Organizing for Success during Transitions
Officers from 19 nations participate in classes as part of Exercise Garuda Shield in Indonesia; the classes focus on United Nations operations and regulations. (Photo: DOD)




Raymond Millen
Analyst, Security Sector Reform
Peacekeeping and Stability Operations Institute

The views expressed in the document are those of the author and do not necessarily reflect the official policy or position of the U.S. Army Peacekeeping and Stability Operations Institute, the U.S. Army War College, the Department of the Army, the Department of Defense, or the U.S. Government.

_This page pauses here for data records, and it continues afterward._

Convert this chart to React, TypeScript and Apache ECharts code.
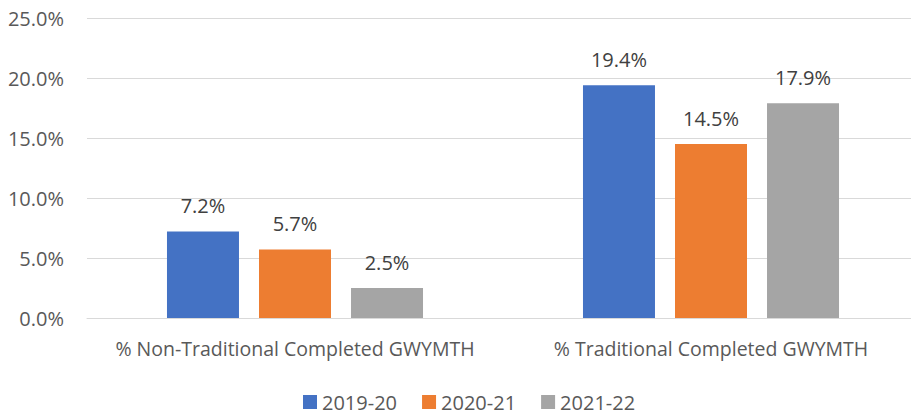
import React, { useEffect, useRef } from "react";
import * as echarts from "echarts";

const categories = ["% Non-Traditional Completed GWYMTH", "% Traditional Completed GWYMTH"];
const seriesNames = ["2019-20", "2020-21", "2021-22"];
const values2019 = [7.2, 19.4];
const values2020 = [5.7, 14.5];
const values2021 = [2.5, 17.9];
const colors = ["#4472C4", "#ED7D31", "#A5A5A5"];

const FONT = "Open Sans";

export default function App() {
  const ref = useRef<HTMLDivElement>(null);
  useEffect(() => {
    if (!ref.current) return;
    const chart = echarts.init(ref.current, undefined, { renderer: "svg" });
    const data = [values2019, values2020, values2021];
    chart.setOption({
      animation: false,
      backgroundColor: "#ffffff",
      textStyle: { fontFamily: FONT },
      grid: { left: 87, top: 18, width: 832, height: 300, containLabel: false },
      legend: {
        left: 298,
        top: 387,
        itemWidth: 14,
        itemHeight: 14,
        itemGap: 25,
        icon: "rect",
        textStyle: { fontFamily: FONT, fontSize: 20, color: "#595959" },
        data: seriesNames,
      },
      xAxis: {
        type: "category",
        data: categories,
        axisLine: { show: true, lineStyle: { color: "#d9d9d9", width: 1 } },
        axisTick: { show: false },
        axisLabel: { fontFamily: FONT, fontSize: 19.5, color: "#595959", margin: 20, interval: 0 },
      },
      yAxis: {
        type: "value",
        min: 0,
        max: 25,
        interval: 5,
        axisLine: { show: false },
        axisTick: { show: false },
        splitLine: { lineStyle: { color: "#d9d9d9", width: 1 } },
        axisLabel: {
          fontFamily: FONT,
          fontSize: 20,
          color: "#595959",
          margin: 23,
          formatter: (v: number) => v.toFixed(1) + "%",
        },
      },
      series: seriesNames.map((name, i) => ({
        name,
        type: "bar",
        data: data[i],
        barWidth: 72,
        barGap: "27.8%",
        itemStyle: { color: colors[i] },
        label: {
          show: true,
          position: "top",
          distance: 16,
          fontFamily: FONT,
          fontSize: 20,
          color: "#404040",
          formatter: (p: any) => Number(p.value).toFixed(1) + "%",
        },
      })),
    });
    return () => chart.dispose();
  }, []);
  return (
    <div style={{ position: "fixed", left: 0, top: 0, width: 911, height: 414, overflow: "hidden" }}>
      <div ref={ref} style={{ width: 919, height: 414 }} />
    </div>
  );
}
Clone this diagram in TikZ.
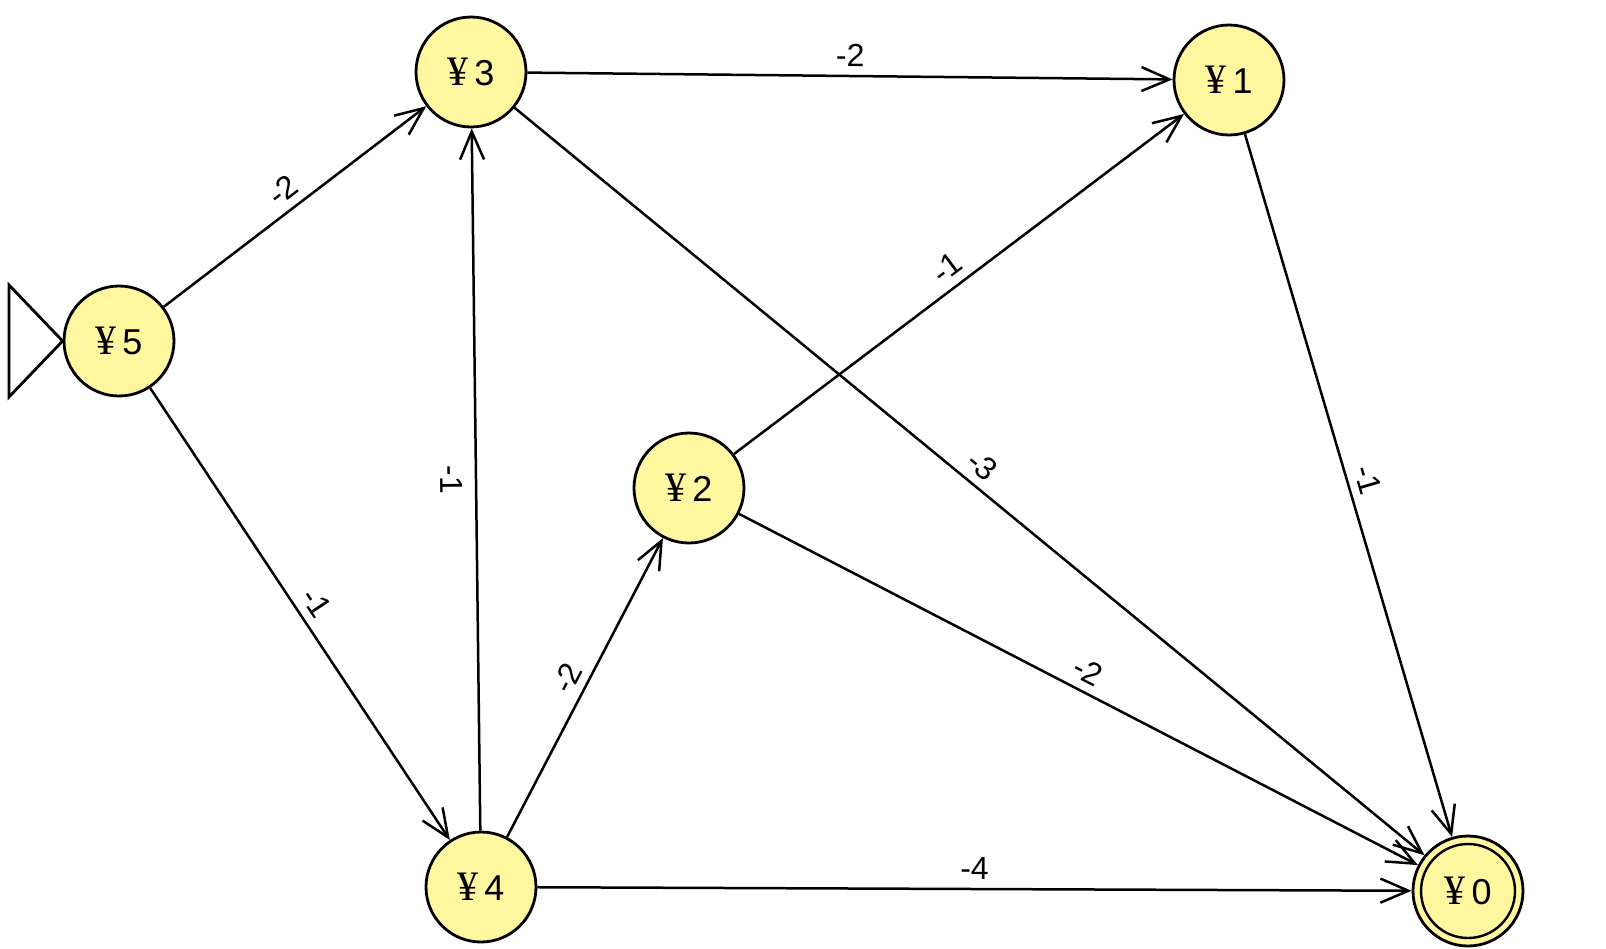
\documentclass[tikz,border=0pt]{standalone}
\usepackage{fontspec}
\setmainfont{Liberation Sans}
\newfontfamily\yenfont{Liberation Serif}
\usetikzlibrary{arrows.meta}
\definecolor{nodefill}{HTML}{FFF7A0}
\tikzset{
  statebox/.style={circle, draw=black, line width=2.8pt, fill=nodefill, minimum size=110pt, inner sep=0pt, font=\fontsize{36}{40}\selectfont},
  trans/.style={line width=2.5pt, -{Straight Barb[length=28pt,width=24pt,line width=2.5pt]}},
  lbl/.style={font=\fontsize{32}{36}\selectfont, sloped, inner sep=8pt, midway},
  initri/.style={line width=2.8pt, line join=miter},
}
\newcommand{\yen}[1]{{\yenfont\fontsize{42}{44}\selectfont ¥}\,#1}
\begin{document}
\begin{tikzpicture}[x=1pt,y=-1pt]
  \useasboundingbox (0,0) rectangle (1606,948);
  \node[statebox] (n5) at (119,341) {\yen{5}};
  \node[statebox] (n3) at (471,72) {\yen{3}};
  \node[statebox] (n1) at (1229,80) {\yen{1}};
  \node[statebox] (n2) at (689,488) {\yen{2}};
  \node[statebox] (n4) at (481,887) {\yen{4}};
  \node[statebox] (n0) at (1468,891) {\yen{0}};
  \draw[line width=2.4pt] (n0) circle (47pt);
  % initial marker
  \coordinate (t1) at (9,285);
  \coordinate (t2) at (9,397);
  \draw[initri] (n5.west) -- (t1) -- (t2) -- cycle;
  % transitions
  \draw[trans] (n5) -- node[lbl, above] {-2} (n3);
  \draw[trans] (n5) -- node[lbl, above] {-1} (n4);
  \draw[trans] (n3) -- node[lbl, above] {-2} (n1);
  \draw[trans] (n4) -- node[lbl, below, inner sep=12pt] {-1} (n3);
  \draw[trans] (n4) -- node[lbl, above] {-2} (n2);
  \draw[trans] (n2) -- node[lbl, above] {-1} (n1);
  \draw[trans] (n3) -- node[lbl, above] {-3} (n0);
  \draw[trans] (n2) -- node[lbl, above] {-2} (n0);
  \draw[trans] (n4) -- node[lbl, above] {-4} (n0);
  \draw[trans] (n1) -- node[lbl, above] {-1} (n0);
\end{tikzpicture}
\end{document}
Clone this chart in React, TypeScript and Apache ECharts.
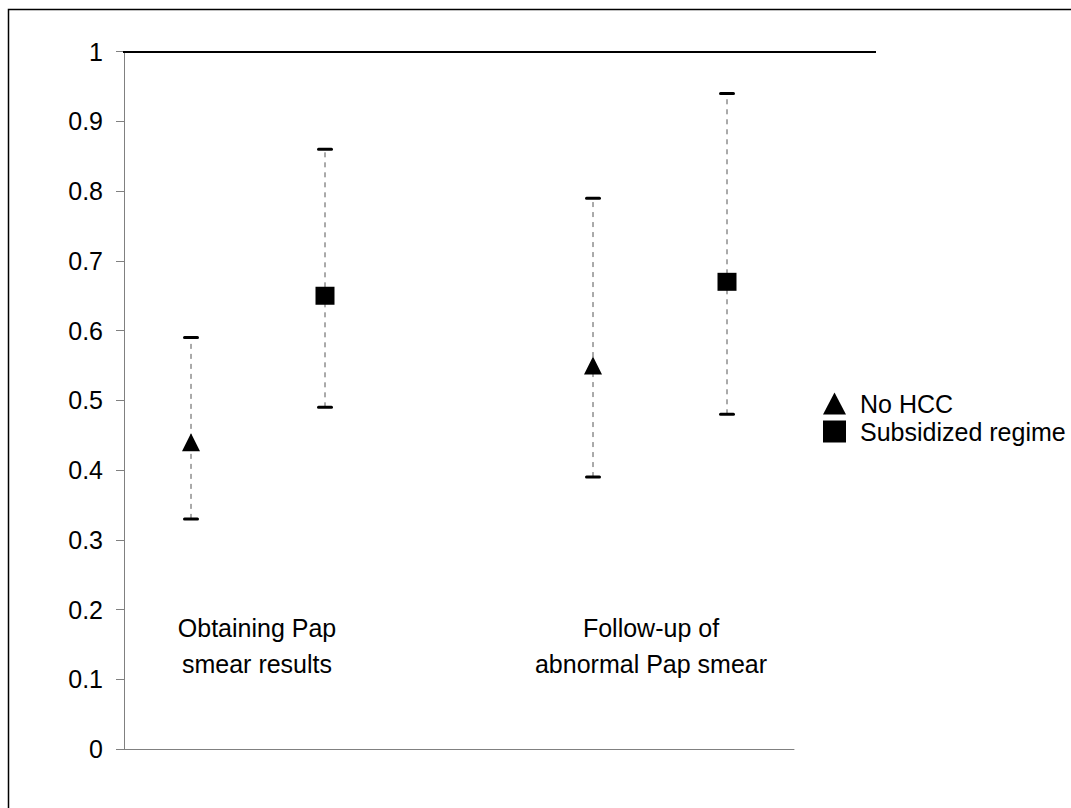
import React, { useEffect, useRef } from "react";
import * as echarts from "echarts";

const seriesNames = ["No HCC", "Subsidized regime"];
const groupLabels = ["Obtaining Pap\nsmear results", "Follow-up of\nabnormal Pap smear"];
const yTicks = ["0", "0.1", "0.2", "0.3", "0.4", "0.5", "0.6", "0.7", "0.8", "0.9", "1"];

// x positions on a 0..10 value axis
const noHccX = [1, 7];
const noHccMean = [0.44, 0.55];
const noHccLow = [0.33, 0.39];
const noHccHigh = [0.59, 0.79];

const subsX = [3, 9];
const subsMean = [0.65, 0.67];
const subsLow = [0.49, 0.48];
const subsHigh = [0.86, 0.94];

const FONT = '"Liberation Sans", Arial, sans-serif';

function errorRender(params: any, api: any) {
  const x = api.value(0);
  const lo = api.coord([x, api.value(1)]);
  const hi = api.coord([x, api.value(2)]);
  const half = 6.5;
  return {
    type: "group",
    children: [
      {
        type: "line",
        shape: { x1: lo[0], y1: lo[1], x2: hi[0], y2: hi[1] },
        style: { stroke: "#555", lineWidth: 1, lineDash: [5, 5] },
      },
      {
        type: "line",
        shape: { x1: lo[0] - half, y1: lo[1], x2: lo[0] + half, y2: lo[1] },
        style: { stroke: "#000", lineWidth: 3, lineCap: "round" },
      },
      {
        type: "line",
        shape: { x1: hi[0] - half, y1: hi[1], x2: hi[0] + half, y2: hi[1] },
        style: { stroke: "#000", lineWidth: 3, lineCap: "round" },
      },
    ],
  };
}

export default function App() {
  const ref = useRef<HTMLDivElement>(null);
  useEffect(() => {
    if (!ref.current) return;
    const chart = echarts.init(ref.current, null, { renderer: "svg" });
    const errData = [
      ...noHccX.map((x, i) => [x, noHccLow[i], noHccHigh[i]]),
      ...subsX.map((x, i) => [x, subsLow[i], subsHigh[i]]),
    ];
    const labelStyle = {
      font: `25px ${FONT}`,
      fill: "#000",
      align: "center",
      verticalAlign: "middle",
      lineHeight: 36,
    };
    chart.setOption({
      animation: false,
      backgroundColor: "#fff",
      textStyle: { fontFamily: FONT },
      grid: { left: 124, top: 51.7, width: 670, height: 697.3 },
      xAxis: {
        type: "value",
        min: 0,
        max: 10,
        axisLine: { show: true, lineStyle: { color: "#808080", width: 1 } },
        axisTick: { show: false },
        axisLabel: { show: false },
        splitLine: { show: false },
      },
      yAxis: {
        type: "value",
        min: 0,
        max: 1,
        interval: 0.1,
        axisLine: { show: true, lineStyle: { color: "#808080", width: 1 } },
        axisTick: { show: true, length: 8, lineStyle: { color: "#808080" } },
        splitLine: { show: false },
        axisLabel: {
          margin: 21,
          color: "#000",
          fontSize: 25,
          fontFamily: FONT,
          formatter: (v: number) => yTicks[Math.round(v * 10)],
        },
      },
      legend: {
        orient: "vertical",
        left: 818,
        top: 386,
        itemWidth: 23,
        itemHeight: 22,
        itemGap: 3,
        data: seriesNames,
        itemStyle: { opacity: 1 },
        textStyle: { color: "#000", fontSize: 25, fontFamily: FONT, padding: [0, 0, 0, 9] },
      },
      graphic: [
        {
          type: "rect",
          shape: { x: 8.5, y: 9.5, width: 1100, height: 900 },
          style: { fill: "none", stroke: "#000", lineWidth: 1.5 },
          silent: true,
        },
        {
          type: "line",
          shape: { x1: 123, y1: 52, x2: 876, y2: 52 },
          style: { stroke: "#000", lineWidth: 2 },
          z: 10,
        },
        {
          type: "text",
          x: 257,
          y: 646,
          style: { ...labelStyle, text: groupLabels[0] },
        },
        {
          type: "text",
          x: 651,
          y: 646,
          style: { ...labelStyle, text: groupLabels[1] },
        },
      ],
      series: [
        {
          type: "custom",
          name: "err",
          renderItem: errorRender,
          data: errData,
          z: 1,
          silent: true,
        },
        {
          type: "scatter",
          name: seriesNames[0],
          symbol: "triangle",
          symbolSize: 18,
          itemStyle: { color: "#000", opacity: 1 },
          data: noHccX.map((x, i) => [x, noHccMean[i]]),
          z: 5,
        },
        {
          type: "scatter",
          name: seriesNames[1],
          symbol: "rect",
          symbolSize: [19, 18],
          itemStyle: { color: "#000", opacity: 1 },
          data: subsX.map((x, i) => [x, subsMean[i]]),
          z: 5,
        },
      ],
    });
    return () => chart.dispose();
  }, []);
  return (
    <div
      ref={ref}
      style={{ position: "fixed", left: 0, top: 0, width: 1071, height: 808, background: "#fff" }}
    />
  );
}
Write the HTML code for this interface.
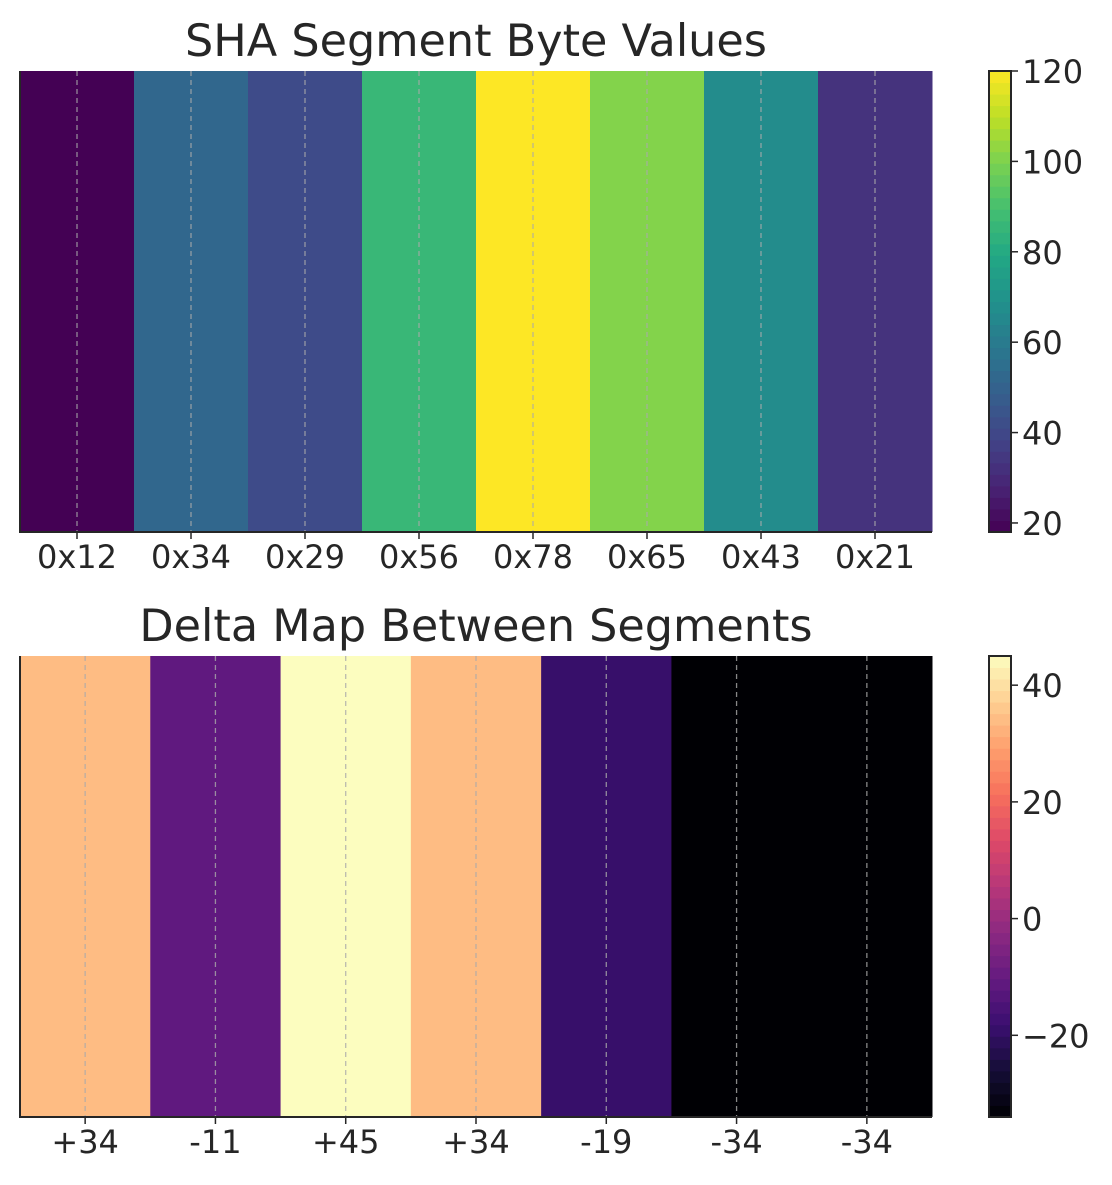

Man appears to have a greater penchant for conflict than peace, devoting an abundance of attention to the study, preparation, and conduct of war. While the causes of war vary, history suggests that conflict escalation is far easier than de-escalation and resolution. In fact, a direct correlation exists between the level of conflict and the transition from war to peace. Devastating conflicts in particular result not only in substantial casualties and destruction but also shatter societies and governments in the process. Post-conflict states frequently suffer a period of fragility resulting in a psycho-logical loss of vitality, hope, and self-confidence, which accompanies the political, social, and economic turmoil. Because this fragility exposes the state to subversion, political upheaval, and insurgency, the issue may become a major concern for the international community.